Claude 3.5 Sonnet: The Strongest Competitor to GPT-4o

  • Claude 3.5 Sonnet is the latest LLM released by Anthropic on June 20, 2024. It is clearly a competitive model aimed at OpenAI's GPT-4o. [Related Link]

  • It boasts the best coding capabilities among existing LLMs. Upon release, it surpassed GPT-4o to take the top spot on Aider's Code Editing Leaderboard. [Related Link]

  • It offers a maximum input token size of 200K, which is 1.5 times larger than the 128K of GPT-4o.

  • The cost is US$3.00 per 1M request tokens and US$15.00 per 1M response tokens, slightly cheaper than GPT-4o.

Azure OpenAI: Serverless Managed OpenAI for Enterprises

  • Microsoft holds a 49% stake in OpenAI and has exclusive rights to the OpenAI infrastructure. As a result, enterprises can deploy various models of Azure OpenAI within their isolated infrastructure space, ensuring the protection of customer data while safely using it for their business.

  • When a new model is released by OpenAI, there is typically a delay of several weeks before it is deployed as GA in Azure OpenAI. Due to GPU supply issues, previews and GA are usually first released in the East US region and then propagated to the West US region and other countries.

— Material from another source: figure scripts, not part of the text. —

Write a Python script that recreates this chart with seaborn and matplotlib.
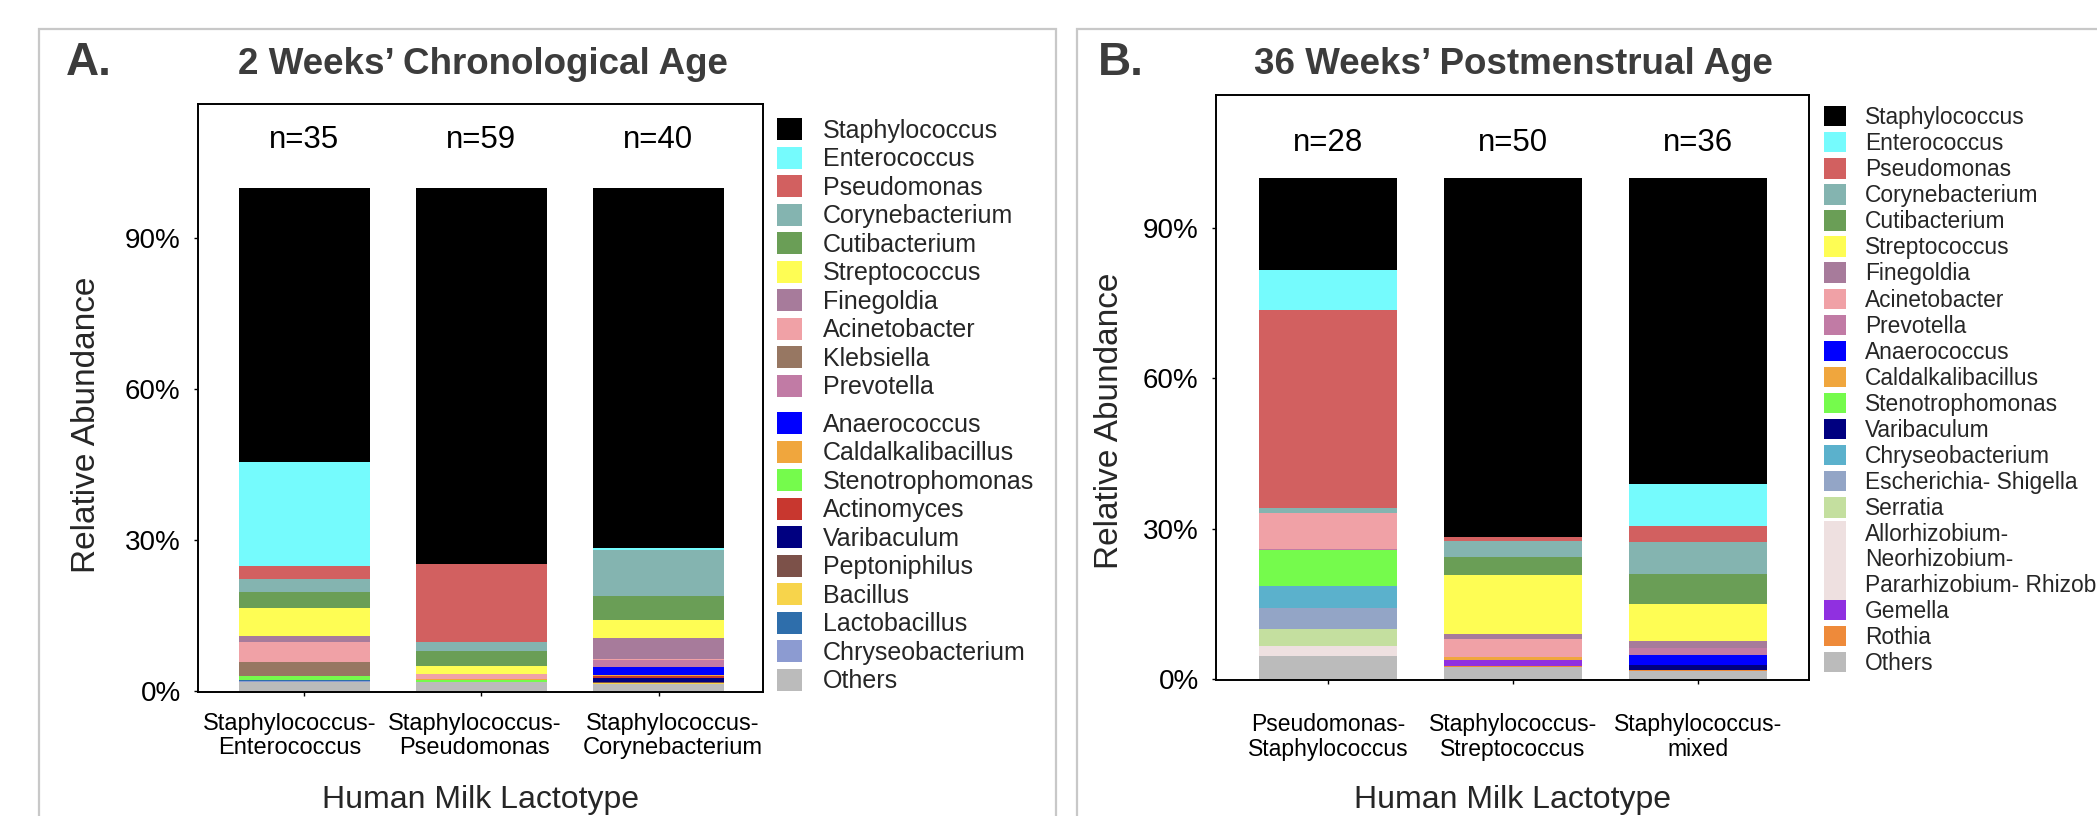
import numpy as np
import pandas as pd
import matplotlib
matplotlib.use("Agg")
import matplotlib.pyplot as plt
import matplotlib.transforms as mtransforms
from matplotlib.patches import Patch, Rectangle
from matplotlib.legend_handler import HandlerPatch
import seaborn as sns

sns.set_theme(style="white")
plt.rcParams["font.family"] = ["Liberation Sans", "DejaVu Sans"]

# ---------------- Panel A data (2 weeks' chronological age) ----------------
lactotypes_a = ["Staphylococcus-\nEnterococcus", "Staphylococcus-\nPseudomonas",
                "Staphylococcus-\nCorynebacterium"]
n_a = [35, 59, 40]
genera_a = ["Staphylococcus", "Enterococcus", "Pseudomonas", "Corynebacterium",
            "Cutibacterium", "Streptococcus", "Finegoldia", "Acinetobacter",
            "Klebsiella", "Prevotella", "Anaerococcus", "Caldalkalibacillus",
            "Stenotrophomonas", "Actinomyces", "Varibaculum", "Peptoniphilus",
            "Bacillus", "Lactobacillus", "Chryseobacterium", "Others"]
colors_a = ["#000000", "#75FBFD", "#D26060", "#84B4B0", "#6A9E56", "#FEFD54",
            "#A77B9B", "#F0A1A6", "#977762", "#C17BA5", "#0000FF", "#F0A63D",
            "#75FB4C", "#C8372F", "#000080", "#7C5149", "#F7D44B", "#2E6EAB",
            "#8C9BD1", "#BBBBBB"]
# relative abundance (%) per lactotype, in the order of genera_a
staph_entero_a = [54.55, 20.6, 2.65, 2.5, 3.2, 5.6, 1.2, 3.85, 2.85, 0.1,
                  0.0, 0.0, 0.65, 0.0, 0.0, 0.0, 0.0, 0.35, 0.2, 1.7]
staph_pseudo_a = [74.85, 0.0, 15.5, 1.65, 3.1, 1.5, 0.1, 0.85, 0.0, 0.0,
                  0.0, 0.25, 0.4, 0.0, 0.0, 0.0, 0.1, 0.0, 0.0, 1.7]
staph_coryne_a = [71.65, 0.3, 0.1, 9.0, 4.8, 3.65, 4.2, 0.1, 0.0, 1.5,
                  1.45, 0.3, 0.0, 0.35, 0.8, 0.3, 0.2, 0.0, 0.0, 1.3]

# ---------------- Panel B data (36 weeks' postmenstrual age) ----------------
lactotypes_b = ["Pseudomonas-\nStaphylococcus", "Staphylococcus-\nStreptococcus",
                "Staphylococcus-\nmixed"]
n_b = [28, 50, 36]
genera_b = ["Staphylococcus", "Enterococcus", "Pseudomonas", "Corynebacterium",
            "Cutibacterium", "Streptococcus", "Finegoldia", "Acinetobacter",
            "Prevotella", "Anaerococcus", "Caldalkalibacillus", "Stenotrophomonas",
            "Varibaculum", "Chryseobacterium", "Escherichia- Shigella", "Serratia",
            "Allorhizobium-\nNeorhizobium-\nPararhizobium- Rhizobium",
            "Gemella", "Rothia", "Others"]
colors_b = ["#000000", "#75FBFD", "#D26060", "#84B4B0", "#6A9E56", "#FEFD54",
            "#A77B9B", "#F0A1A6", "#C17BA5", "#0000FF", "#F0A63D", "#75FB4C",
            "#000080", "#5BB1CC", "#93A5C6", "#C4DF9F", "#EEE0E0", "#9030E0",
            "#EE8A3A", "#BBBBBB"]
pseudo_staph_b = [18.4, 8.0, 39.45, 1.1, 0.0, 0.0, 0.0, 7.1, 0.1, 0.15,
                  0.0, 7.1, 0.0, 4.5, 4.1, 3.5, 1.9, 0.0, 0.0, 4.6]
staph_strep_b = [71.6, 0.0, 0.85, 3.25, 3.6, 11.7, 1.1, 3.55, 0.0, 0.0,
                 0.6, 0.0, 0.0, 0.0, 0.0, 0.0, 0.0, 1.1, 0.2, 2.45]
staph_mixed_b = [61.1, 8.3, 3.2, 6.45, 6.0, 7.4, 1.3, 0.0, 1.5, 1.9,
                 0.15, 0.0, 0.85, 0.0, 0.0, 0.0, 0.0, 0.0, 0.35, 1.5]

W, H = 2097, 816
fig = plt.figure(figsize=(W / 100, H / 100), dpi=100)


def fx(px):
    return px / W


def fy(py):
    return 1 - py / H


def draw_panel(ax, lactotypes, genera, colors, bars, ns, n_y, width):
    rows = []
    for lt, vals in zip(lactotypes, bars):
        for g, v in zip(genera, vals):
            rows.append((lt, g, v))
    df = pd.DataFrame(rows, columns=["lactotype", "genus", "value"])
    df["genus"] = pd.Categorical(df["genus"], categories=genera[::-1], ordered=True)
    df = df.sort_values(["lactotype", "genus"])
    df["top"] = df.groupby("lactotype", sort=False)["value"].cumsum()
    for g, c in zip(genera, colors):
        sub = df[df["genus"] == g]
        sns.barplot(data=sub, x="lactotype", y="top", order=lactotypes, color=c,
                    width=width, saturation=1, errorbar=None, linewidth=0, ax=ax)
    for i, n in enumerate(ns):
        ax.text(i, n_y, f"n={n}", ha="center", va="center", fontsize=22.5, color="black")
    ax.set_yticks([0, 30, 60, 90])
    ax.set_yticklabels(["0%", "30%", "60%", "90%"])
    for sp in ax.spines.values():
        sp.set_visible(True)
        sp.set_color("black")
        sp.set_linewidth(1.4)
    ax.tick_params(axis="both", bottom=True, left=True, length=3, width=1,
                   color="black", labelcolor="black")
    ax.tick_params(axis="y", labelsize=20, pad=9.5)


# ---------------- Panel A ----------------
axA = fig.add_axes([fx(198), fy(692), fx(763) - fx(198), fy(104) - fy(692)])
draw_panel(axA, lactotypes_a, genera_a, colors_a,
           [staph_entero_a, staph_pseudo_a, staph_coryne_a], n_a, 109.5, 0.74)
axA.set_xlim(-0.6, 2.59)
axA.set_ylim(-0.2, 116.7)
axA.tick_params(axis="x", labelsize=17, pad=12)
axA.set_xlabel("Human Milk Lactotype", fontsize=23, va="center")
axA.xaxis.set_label_coords(0.5, (692 - 800) / 588)
axA.set_ylabel("Relative Abundance", fontsize=24, va="center")
axA.yaxis.set_label_coords((87 - 198) / 565, (692 - 425) / 588)
for lab, dx in zip(axA.get_xticklabels(), [-15, -7, 14]):
    lab.set_linespacing(1.1)
    lab.set_transform(lab.get_transform() +
                      mtransforms.ScaledTranslation(dx / 100, 0, fig.dpi_scale_trans))

# ---------------- Panel B ----------------
axB = fig.add_axes([fx(1216), fy(680), fx(1809) - fx(1216), fy(95) - fy(680)])
draw_panel(axB, lactotypes_b, genera_b, colors_b,
           [pseudo_staph_b, staph_strep_b, staph_mixed_b], n_b, 107, 0.75)
axB.set_xlim(-0.605, 2.6)
axB.set_ylim(-0.2, 116.6)
axB.tick_params(axis="x", labelsize=16.5, pad=21)
for lab in axB.get_xticklabels():
    lab.set_linespacing(1.1)
axB.set_xlabel("Human Milk Lactotype", fontsize=23, va="center")
axB.xaxis.set_label_coords(0.5, (680 - 800) / 585)
axB.set_ylabel("Relative Abundance", fontsize=24, va="center")
axB.yaxis.set_label_coords((1110 - 1216) / 593, (680 - 421) / 585)


# ---------------- Legends ----------------
class TallHandler(HandlerPatch):
    def create_artists(self, legend, orig_handle, xdescent, ydescent, width,
                       height, fontsize, trans):
        tall = 3.55 * fontsize
        p = Rectangle((-xdescent, -ydescent + height / 2 - tall / 2), width, tall,
                      facecolor=orig_handle.get_facecolor(), edgecolor="none",
                      transform=trans)
        return [p]


handles_a = [Patch(facecolor=c, edgecolor="none", label=g)
             for g, c in zip(genera_a, colors_a)]
common_a = dict(loc="upper left", bbox_transform=fig.transFigure, frameon=False,
                fontsize=18, handlelength=1.0, handleheight=1.0,
                handletextpad=0.84, labelspacing=0.15, borderpad=0,
                borderaxespad=0)
legA1 = axA.legend(handles=handles_a[:10], bbox_to_anchor=(fx(777), fy(118)),
                   **common_a)
axA.add_artist(legA1)
legA2 = axA.legend(handles=handles_a[10:], bbox_to_anchor=(fx(777), fy(412)),
                   **common_a)

handles_b = [Patch(facecolor=c, edgecolor="none", label=g)
             for g, c in zip(genera_b, colors_b)]
tall_handle = handles_b[16]
legB = axB.legend(handles=handles_b, loc="upper left",
                  bbox_to_anchor=(fx(1824), fy(106)), bbox_transform=fig.transFigure,
                  frameon=False, fontsize=16.4, handlelength=0.96, handleheight=1.0,
                  handletextpad=0.83, labelspacing=0.135, borderpad=0,
                  borderaxespad=0, handler_map={tall_handle: TallHandler()})
for t in legB.get_texts():
    t.set_linespacing(1.12)

# ---------------- Titles & panel frames ----------------
fig.text(fx(66), fy(63), "A.", fontsize=33, weight="bold", color="#3c3c3c",
         ha="left", va="center")
fig.text(fx(238), fy(64), "2 Weeks\u2019 Chronological Age", fontsize=26.5,
         weight="bold", color="#3c3c3c", ha="left", va="center")
fig.text(fx(1098), fy(63), "B.", fontsize=33, weight="bold", color="#3c3c3c",
         ha="left", va="center")
fig.text(fx(1254), fy(64), "36 Weeks\u2019 Postmenstrual Age", fontsize=26.5,
         weight="bold", color="#3c3c3c", ha="left", va="center")

fig.add_artist(Rectangle((fx(39), -0.05), fx(1056) - fx(39), fy(29) + 0.05,
                         transform=fig.transFigure, fill=False,
                         edgecolor="#c8c8c8", linewidth=1.6))
fig.add_artist(Rectangle((fx(1077), -0.05), 0.6, fy(29) + 0.05,
                         transform=fig.transFigure, fill=False,
                         edgecolor="#c8c8c8", linewidth=1.6))

fig.savefig("out.png", dpi=100, facecolor="white")
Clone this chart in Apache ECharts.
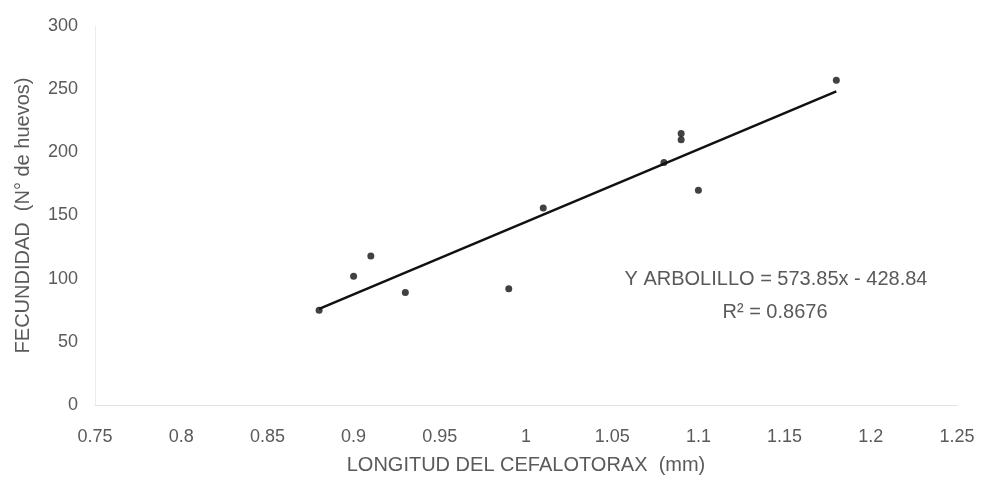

  • Azure OpenAI offers a pay-as-you-go pricing model similar to OpenAI. For enterprises that have contracted through an MSP, there is typically a discount of around 15% on the total usage amount.

Azure AI Search: Vector Database

  • Azure AI Search is a serverless managed service that offers the features of both a vector database and a search engine. It natively supports integration with Azure OpenAI, making it convenient to implement RAG functionality.

  • Azure AI Search provides a Semantic Ranker feature that automatically applies re-ranking to the vector search results through Hybrid Search. The difference in search quality with and without this feature is significant, so it is recommended even though it incurs additional costs.

  • The cost varies depending on the Tier, with a fixed monthly fee. Basic costs $73.73/month, and Standard S1 costs $245.28/month. Additionally, if the provided storage is exceeded, an extra charge of $0.125/GB per month will be incurred for the excess amount. Furthermore, enabling the Semantic Ranker feature incurs an additional fee of $0.001 per API call.